> _Written request_
Gather each line in the entries that includes the string "this".

> _Material to process_
┌──

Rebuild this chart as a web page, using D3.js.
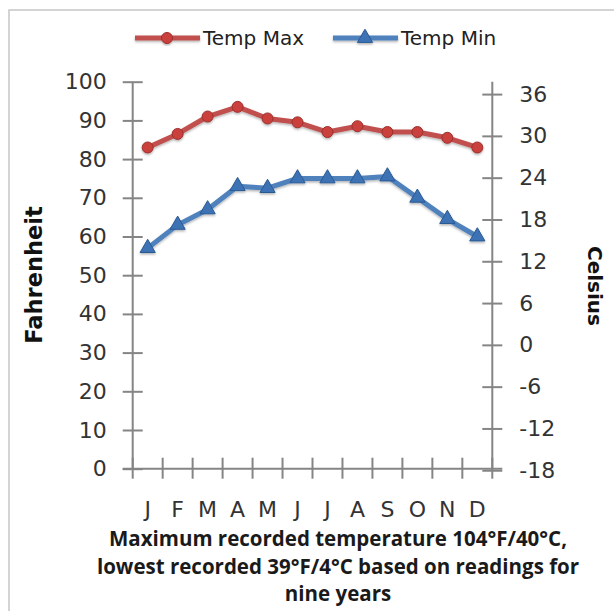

└──
┌──

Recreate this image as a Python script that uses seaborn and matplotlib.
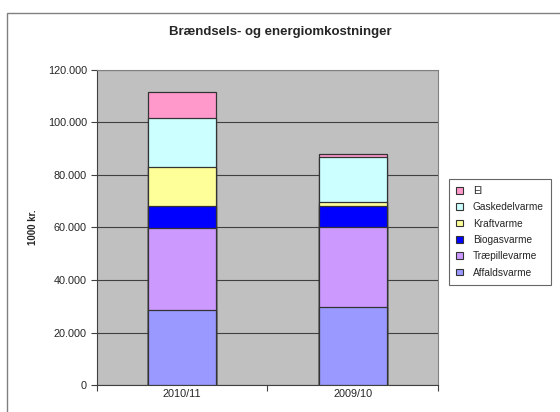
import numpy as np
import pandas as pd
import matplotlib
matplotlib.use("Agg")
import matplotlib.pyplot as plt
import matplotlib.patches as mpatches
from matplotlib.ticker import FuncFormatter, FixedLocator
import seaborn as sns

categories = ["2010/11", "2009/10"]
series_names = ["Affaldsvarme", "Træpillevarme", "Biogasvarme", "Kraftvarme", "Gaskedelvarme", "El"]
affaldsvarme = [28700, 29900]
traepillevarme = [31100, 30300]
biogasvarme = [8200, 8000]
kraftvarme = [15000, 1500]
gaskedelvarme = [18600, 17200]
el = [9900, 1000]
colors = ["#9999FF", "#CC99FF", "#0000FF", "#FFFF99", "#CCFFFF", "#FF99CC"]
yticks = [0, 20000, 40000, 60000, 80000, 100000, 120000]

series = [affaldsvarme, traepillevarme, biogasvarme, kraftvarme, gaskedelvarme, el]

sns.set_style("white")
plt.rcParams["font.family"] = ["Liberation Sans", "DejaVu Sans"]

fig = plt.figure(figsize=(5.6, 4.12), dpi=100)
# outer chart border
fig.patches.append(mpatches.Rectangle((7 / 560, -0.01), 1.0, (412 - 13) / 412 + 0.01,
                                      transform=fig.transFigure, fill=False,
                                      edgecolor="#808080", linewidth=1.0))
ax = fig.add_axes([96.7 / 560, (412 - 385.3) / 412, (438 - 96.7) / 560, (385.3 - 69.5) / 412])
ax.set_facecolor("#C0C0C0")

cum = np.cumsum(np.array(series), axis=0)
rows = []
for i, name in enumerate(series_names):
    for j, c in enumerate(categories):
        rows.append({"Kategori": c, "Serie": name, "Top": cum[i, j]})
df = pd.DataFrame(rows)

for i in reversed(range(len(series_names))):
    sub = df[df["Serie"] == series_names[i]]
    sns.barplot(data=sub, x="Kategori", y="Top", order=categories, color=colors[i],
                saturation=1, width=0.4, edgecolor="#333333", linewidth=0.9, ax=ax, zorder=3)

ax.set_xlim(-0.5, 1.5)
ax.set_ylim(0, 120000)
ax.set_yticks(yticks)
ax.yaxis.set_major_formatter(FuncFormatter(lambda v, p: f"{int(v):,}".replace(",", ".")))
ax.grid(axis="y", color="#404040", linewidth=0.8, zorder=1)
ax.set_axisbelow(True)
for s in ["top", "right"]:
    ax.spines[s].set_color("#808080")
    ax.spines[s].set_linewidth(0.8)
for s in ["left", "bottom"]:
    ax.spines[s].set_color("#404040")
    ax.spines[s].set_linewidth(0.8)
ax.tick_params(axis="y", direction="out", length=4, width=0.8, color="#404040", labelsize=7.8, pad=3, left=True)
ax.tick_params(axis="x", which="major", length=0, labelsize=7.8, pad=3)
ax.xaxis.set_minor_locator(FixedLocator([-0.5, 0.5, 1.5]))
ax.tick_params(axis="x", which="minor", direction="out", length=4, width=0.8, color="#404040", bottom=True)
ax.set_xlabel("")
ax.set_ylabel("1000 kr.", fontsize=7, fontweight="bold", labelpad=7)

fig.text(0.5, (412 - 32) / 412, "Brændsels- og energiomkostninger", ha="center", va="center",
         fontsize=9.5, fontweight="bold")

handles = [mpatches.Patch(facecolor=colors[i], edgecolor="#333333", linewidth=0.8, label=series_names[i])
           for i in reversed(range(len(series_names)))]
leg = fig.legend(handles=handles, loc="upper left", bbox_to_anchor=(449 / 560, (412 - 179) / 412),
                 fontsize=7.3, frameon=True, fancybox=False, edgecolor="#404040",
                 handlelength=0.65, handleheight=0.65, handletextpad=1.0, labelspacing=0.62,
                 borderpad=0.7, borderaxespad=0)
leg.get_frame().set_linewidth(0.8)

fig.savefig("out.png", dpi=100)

└──

> _Expected answer_
Rebuild this chart as a web page, using D3.js.
Recreate this image as a Python script that uses seaborn and matplotlib.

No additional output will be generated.